In Australia, the bushranger film was the equivalent of the American western – not just as an outdoor action genre, but as an expression of indigenous themes that supported the national project. The Story of the Kelly Gang was followed by many more bushranger films, many of these multi-reel. However, such productions were artificially curtailed in 1912, when a ban on bushranging films was put in place by the New South Wales police, who were acting as state censors and objected to the poor portrayal of the police in these stories. Local producers turned to other sensational stories, often concerning the convict days or the gold rushes. However, the police did not object to the imported American westerns, which were enthusiastically welcomed by Australian audiences, and became a staple of exhibition, and part of the process of ‘Americanizing’ the Australian audience.
Abel’s description of how Americans objected to the lax morality of European films, which they felt did not come up to American standards, made me chuckle. It was, for instance, proposed as desirable that ‘European producers get closer to the American ideal’ (185). In Australia, as censorship slowly came into operation from about 1908 onwards, it was the American films that were always being singled out for criticism, and the British which provided the model towards which Australian censors proposed that Australian films should aim.

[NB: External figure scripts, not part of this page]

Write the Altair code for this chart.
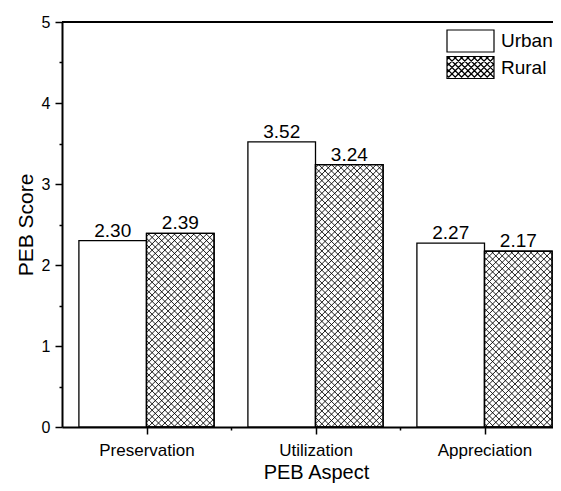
import altair as alt
import pandas as pd
import numpy as np

# ---------------- data ----------------
aspects = ["Preservation", "Utilization", "Appreciation"]
groups = ["Urban", "Rural"]
urban = [2.30, 3.52, 2.27]
rural = [2.39, 3.24, 2.17]

# ---------------- layout / style ----------------
FONT = "Liberation Sans"
W, H = 491, 405
PAD = {"left": 54, "top": 14, "right": 0, "bottom": 56}
X_MIN = 0.5
PX_PER_UNIT = 169.0
X_MAX = X_MIN + W / PX_PER_UNIT
Y_MAX = 5
BAR_W = 0.4
SPACING = 6.4  # hatch spacing in px

rows = []
for i, a in enumerate(aspects):
    c = i + 1
    for g, vals, x0, x1 in [("Urban", urban, c - BAR_W, c), ("Rural", rural, c, c + BAR_W)]:
        rows.append(dict(aspect=a, group=g, value=vals[i], x0=x0, x1=x1,
                         xc=(x0 + x1) / 2, ymid=vals[i] / 2))
df = pd.DataFrame(rows)

sx = PX_PER_UNIT
sy = H / Y_MAX


def hatch(w, h, step):
    segs = []
    # direction (1,1): v = u - c
    for c in np.arange(-h + step / 2, w, step):
        u1, u2 = max(0.0, c), min(w, h + c)
        if u2 > u1:
            segs.append((u1, u1 - c, u2, u2 - c))
    # direction (1,-1): v = c - u
    for c in np.arange(step / 2, w + h, step):
        u1, u2 = max(0.0, c - h), min(w, c)
        if u2 > u1:
            segs.append((u1, c - u1, u2, c - u2))
    return segs


hrows = []
for r in rows:
    if r["group"] != "Rural":
        continue
    wpx = (r["x1"] - r["x0"]) * sx
    hpx = r["value"] * sy
    for (u1, v1, u2, v2) in hatch(wpx, hpx, SPACING):
        hrows.append(dict(hx=r["x0"] + u1 / sx, hy=v1 / sy,
                          hx2=r["x0"] + u2 / sx, hy2=v2 / sy))
hdf = pd.DataFrame(hrows)

# legend symbol paths (unit square scaled by sqrt(size))
SW = 47.0
HH = 22.0 / SW
rect_path = f"M-1,-{HH:.3f}L1,-{HH:.3f}L1,{HH:.3f}L-1,{HH:.3f}Z"
lw, lh = 2.0, 2 * HH
lstep = SPACING / (SW / 2)
lp = []
for (u1, v1, u2, v2) in hatch(lw, lh, lstep):
    lp.append(f"M{u1-1:.3f},{v1-HH:.3f}L{u2-1:.3f},{v2-HH:.3f}")
hatch_path = rect_path + "".join(lp)

xscale = alt.Scale(domain=[X_MIN, X_MAX], nice=False, zero=False)
yscale = alt.Scale(domain=[0, Y_MAX], nice=False)

label_expr = " : ".join(
    [f"datum.value == {i+1} ? '{a}'" for i, a in enumerate(aspects)]) + " : ''"

xaxis = alt.Axis(
    values=[1, 1.5, 2, 2.5, 3], labelExpr=label_expr, grid=False,
    title="PEB Aspect", titleX=254, titleY=51, titleBaseline="alphabetic",
    titleFontSize=20, titleFont=FONT, titleFontWeight="normal", titleColor="black",
    labelFontSize=17, labelFont=FONT, labelColor="black", labelPadding=8,
    tickSize={"condition": {"test": "datum.value % 1 != 0", "value": 3}, "value": 7},
    tickColor="black", tickWidth=1.5, domainColor="black", domainWidth=2,
)
yaxis = alt.Axis(
    values=[v / 2 for v in range(0, 11)], format=".0f",
    labelExpr="datum.value % 1 == 0 ? datum.label : ''", grid=False,
    title="PEB Score", titleX=-30, titleY=H / 2, titleBaseline="alphabetic",
    titleFontSize=21, titleFont=FONT, titleFontWeight="normal", titleColor="black",
    labelFontSize=16, labelFont=FONT, labelColor="black", labelPadding=5,
    tickSize={"condition": {"test": "datum.value % 1 != 0", "value": 3}, "value": 7},
    tickColor="black", tickWidth=1.5, domainColor="black", domainWidth=2,
)

base = alt.Chart(df)

legend_src = base.mark_point(filled=False, color="black", stroke="black", strokeWidth=1.2,
                             size=SW * SW, opacity=1).encode(
    x=alt.X("xc:Q", scale=xscale, axis=xaxis),
    y=alt.Y("ymid:Q", scale=yscale, axis=yaxis),
    shape=alt.Shape("group:N", scale=alt.Scale(domain=groups, range=[rect_path, hatch_path]),
                    legend=alt.Legend(title=None, orient="none", legendX=384, legendY=7,
                                      symbolSize=SW * SW, symbolFillColor="white",
                                      symbolStrokeColor="black", symbolStrokeWidth=1.2,
                                      symbolOpacity=1, clipHeight=24,
                                      labelFontSize=19, labelFont=FONT, labelColor="black",
                                      labelOffset=6, rowPadding=2.5, padding=0)),
)

bars = base.mark_bar(fill="white", stroke="black", strokeWidth=1.3).encode(
    x=alt.X("x0:Q", scale=xscale, axis=xaxis),
    x2="x1:Q",
    y=alt.Y("value:Q", scale=yscale, axis=yaxis),
    y2=alt.datum(0),
)

hatch_layer = alt.Chart(hdf).mark_rule(color="#000000", strokeWidth=0.9).encode(
    x=alt.X("hx:Q", scale=xscale, axis=xaxis),
    y=alt.Y("hy:Q", scale=yscale, axis=yaxis),
    x2="hx2:Q",
    y2="hy2:Q",
)

outline = base.transform_filter("datum.group == 'Rural'").mark_bar(
    fillOpacity=0, stroke="black", strokeWidth=1.3).encode(
    x=alt.X("x0:Q", scale=xscale, axis=xaxis),
    x2="x1:Q",
    y=alt.Y("value:Q", scale=yscale, axis=yaxis),
    y2=alt.datum(0),
)

labels = base.mark_text(dy=-4, baseline="alphabetic", fontSize=19, font=FONT,
                        color="black").encode(
    x=alt.X("xc:Q", scale=xscale, axis=xaxis),
    y=alt.Y("value:Q", scale=yscale, axis=yaxis),
    text=alt.Text("value:Q", format=".2f"),
)

top_line = alt.Chart(pd.DataFrame({"top": [Y_MAX]})).mark_rule(
    color="black", strokeWidth=2).encode(
    y=alt.Y("top:Q", scale=yscale, axis=yaxis))

chart = alt.layer(legend_src, bars, hatch_layer, outline, labels, top_line).properties(
    width=W, height=H,
    padding=PAD,
    autosize=alt.AutoSizeParams(type="none"),
    background="white",
).configure_view(stroke=None).configure(font=FONT)

chart.save("out.html", embed_options={"renderer": "svg", "actions": False})
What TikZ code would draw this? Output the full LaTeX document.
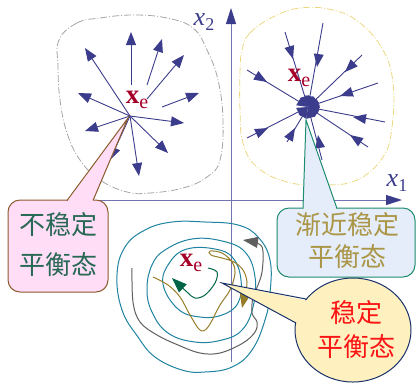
\documentclass[tikz,border=0pt]{standalone}
\usepackage{fontspec}
\setmainfont{Liberation Serif}
\newfontfamily\cjk{Noto Sans CJK SC}
\usetikzlibrary{arrows.meta,calc}

\definecolor{vecblue}{RGB}{60,60,140}
\definecolor{axisblue}{RGB}{115,115,175}
\definecolor{xered}{RGB}{165,0,40}
\definecolor{ringteal}{RGB}{30,130,160}
\definecolor{trajgray}{RGB}{95,95,95}
\definecolor{trajolive}{RGB}{150,125,40}
\definecolor{trajgreen}{RGB}{0,100,70}
\definecolor{regiongray}{RGB}{165,165,165}
\definecolor{regionyellow}{RGB}{235,215,130}
\definecolor{pinkfill}{RGB}{255,221,246}
\definecolor{pinkline}{RGB}{140,90,45}
\definecolor{pinktext}{RGB}{40,105,85}
\definecolor{bluefill}{RGB}{229,236,250}
\definecolor{blueline}{RGB}{30,140,110}
\definecolor{bluetext}{RGB}{170,150,70}
\definecolor{yellowfill}{RGB}{255,240,192}
\definecolor{yellowline}{RGB}{25,50,105}
\definecolor{yellowtext}{RGB}{250,20,20}

% equilibrium label x_e
\newcommand{\xeq}{{\fontsize{27}{27}\selectfont\bfseries x}\raisebox{-5pt}{\fontsize{20}{20}\selectfont e}}
% axis label x_i
\newcommand{\axlab}[1]{{\fontsize{26}{26}\selectfont\itshape x}\raisebox{-5pt}{\fontsize{18}{18}\selectfont #1}}
% filled head at #2, pointing away from #1
\newcommand{\midtip}[2]{\fill[vecblue] (#2) -- ($(#2)!13pt!(#1)!5pt!90:(#1)$)
  -- ($(#2)!13pt!(#1)!5pt!-90:(#1)$) -- cycle;}

\tikzset{
  vec/.style={color=vecblue, line width=0.9pt, -{Triangle[length=13pt,width=10pt]}},
  endvec/.style={color=vecblue, line width=0.9pt, -{Triangle[length=11pt,width=9pt]}},
  axis/.style={draw=axisblue, line width=1pt, -{Triangle[length=16pt,width=10pt,color=vecblue]}},
  region/.style={line width=0.8pt, dash pattern=on 7pt off 2pt on 1pt off 2pt},
  ring/.style={draw=ringteal, line width=1pt},
  traj/.style={line width=1pt, -{Triangle[length=15pt,width=11pt]}},
  eqlabel/.style={text=xered, inner sep=0pt},
  calltext/.style={font=\cjk\fontsize{26}{#1}\selectfont, align=center, inner sep=0pt},
}

\begin{document}
\begin{tikzpicture}[x=1pt,y=-1pt]
  \useasboundingbox (0,0) rectangle (417,384);

  % koordinat eksenleri
  \draw[axis] (25,200) -- (402,200);
  \draw[axis] (231,362) -- (231,8);
  \node (xone) at (397,183) {\color{vecblue}\axlab{1}};
  \node (xtwo) at (204,22) {\color{vecblue}\axlab{2}};

  % kararsiz denge: disa dogru vektorler
  \coordinate (lc) at (130,116);
  \draw[region, draw=regiongray] plot[smooth cycle, tension=0.7] coordinates {
    (59,40) (77,23) (100,18) (133,15) (167,18) (193,28) (207,50) (218,80) (223,120)
    (220,160) (207,177) (183,188) (150,193) (127,192) (100,180) (80,160) (67,133) (60,100) (58,67)};
  \foreach \tx/\ty in {85/48, 184/123, 168/153, 139/176, 110/160, 85/131, 78/93}
    \draw[vec] (lc) -- (\tx,\ty);
  \foreach \sx/\sy/\tx/\ty in {131/85/131/32, 147/85/162/39, 147/99/184/55, 162/107/199/93}
    \draw[vec] (\sx,\sy) -- (\tx,\ty);
  \node[eqlabel] (xeleft) at (137,100) {\xeq};

  % asimptotik kararli denge: ice dogru vektorler
  \coordinate (rc) at (308,107);
  \draw[region, draw=regionyellow] plot[smooth cycle, tension=0.7] coordinates {
    (242,50) (250,33) (273,17) (300,8) (333,10) (360,23) (383,50) (393,83) (392,127)
    (383,157) (357,180) (323,185) (287,182) (257,167) (243,143) (240,110) (240,73)};
  \foreach \sx/\sy in {285/32, 323/23, 362/55, 378/83, 385/122, 368/147, 247/70, 247/138, 287/142, 322/160}
    \draw[endvec] (\sx,\sy) -- (rc);
  % ara ok uclari
  \midtip{285,32}{293,59}
  \midtip{323,23}{317,67}
  \midtip{362,55}{345,72}
  \midtip{378,83}{340,96}
  \midtip{385,122}{353,117}
  \midtip{368,147}{350,135}
  \midtip{247,70}{267,82}
  \midtip{247,138}{268,128}
  \midtip{287,142}{295,128}
  \midtip{322,160}{318,135}
  \node[eqlabel] (xeright) at (299,78) {\xeq};

  % kararli denge: es yukseklik egrileri ve yorungeler
  \draw[ring] plot[smooth cycle, tension=0.7] coordinates {
    (117,275) (125,247) (145,230) (172,222) (205,222) (238,225) (258,237) (270,260) (270,293)
    (265,320) (252,350) (232,367) (205,372) (182,370) (155,357) (138,337) (122,310)};
  \draw[ring] plot[smooth cycle, tension=0.7] coordinates {
    (147,289) (152,265) (165,250) (192,239) (222,241) (245,252) (255,277) (253,307)
    (242,330) (222,340) (195,342) (168,333) (152,312)};
  \draw[ring] plot[smooth cycle, tension=0.7] coordinates {
    (163,284) (170,262) (187,249) (215,249) (233,258) (241,280) (238,303) (222,315)
    (200,317) (178,309)};
  \draw[traj, trajgray] plot[smooth, tension=0.6] coordinates {
    (132,268) (133,302) (140,322) (157,335) (178,345) (200,353) (220,353) (243,343)
    (255,332) (257,322) (252,313) (253,297) (258,285) (262,272) (263,252) (259,244) (243,240)};
  \draw[traj, trajolive] plot[smooth, tension=0.6] coordinates {
    (153,277) (168,285) (180,297) (190,315) (200,330) (208,327) (220,305) (230,290)
    (235,273) (232,262) (222,253) (210,251) (211,255) (222,258) (234,262) (243,270)
    (247,282) (245,294) (242,308)};
  \draw[traj, trajgreen] plot[smooth, tension=0.6] coordinates {
    (208,268) (217,272) (215,283) (205,295) (195,298) (187,292) (172,278)};
  \node[eqlabel] (xebottom) at (191,263) {\xeq};

  % aciklama balonlari
  \coordinate (lptr) at (128,118);
  \draw[draw=pinkline, fill=pinkfill, line width=1pt, rounded corners=12pt] (8,200) rectangle (108,292);
  \fill[pinkfill] (67,202) -- (lptr) -- (93,202) -- cycle;
  \draw[pinkline, line width=1pt, line join=miter] (67,200.5) -- (lptr) -- (93,200.5);
  \node[calltext=40, text=pinktext] (unstable) at (58,245) {不稳定\\平衡态};

  \coordinate (rptr) at (306,120);
  \draw[draw=blueline, fill=bluefill, line width=1pt, rounded corners=12pt] (277,208) rectangle (415,277);
  \fill[bluefill] (303,210) -- (rptr) -- (337,210) -- cycle;
  \draw[blueline, line width=1pt, line join=miter] (303,208.5) -- (rptr) -- (337,208.5);
  \node[calltext=32, text=bluetext] (asymstable) at (347,241) {渐近稳定\\平衡态};

  \coordinate (bptr) at (222,283);
  \draw[draw=yellowline, fill=yellowfill, line width=1pt] (353,330) ellipse [x radius=58, y radius=52];
  \fill[yellowfill] (309,301) -- (bptr) -- (299,324) -- cycle;
  \draw[yellowline, line width=1pt, line join=miter] (306,299) -- (bptr) -- (296,323);
  \node[calltext=34, text=yellowtext] (stable) at (356,330) {稳定\\平衡态};
\end{tikzpicture}
\end{document}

Overall, it appears that in that early period which Abel describes, Australia was far more in tune with developments in Europe (including Britain) than with those in USA, and capable of moving ahead of even these in some ways (such as the production of multi-reel films). These differences have been obscured by the world-wide dominance of Hollywood, which developed during World War 1. The ‘Americanizing’ of the world, through Hollywood films, has encouraged film fans to assume that as America led the world in film it must always have been so. Historians should know better. Paradoxically, it is the kind of detailed research presented by Abel about the American industry that can remind us just how different the film world was before the rise of ‘Hollywood’.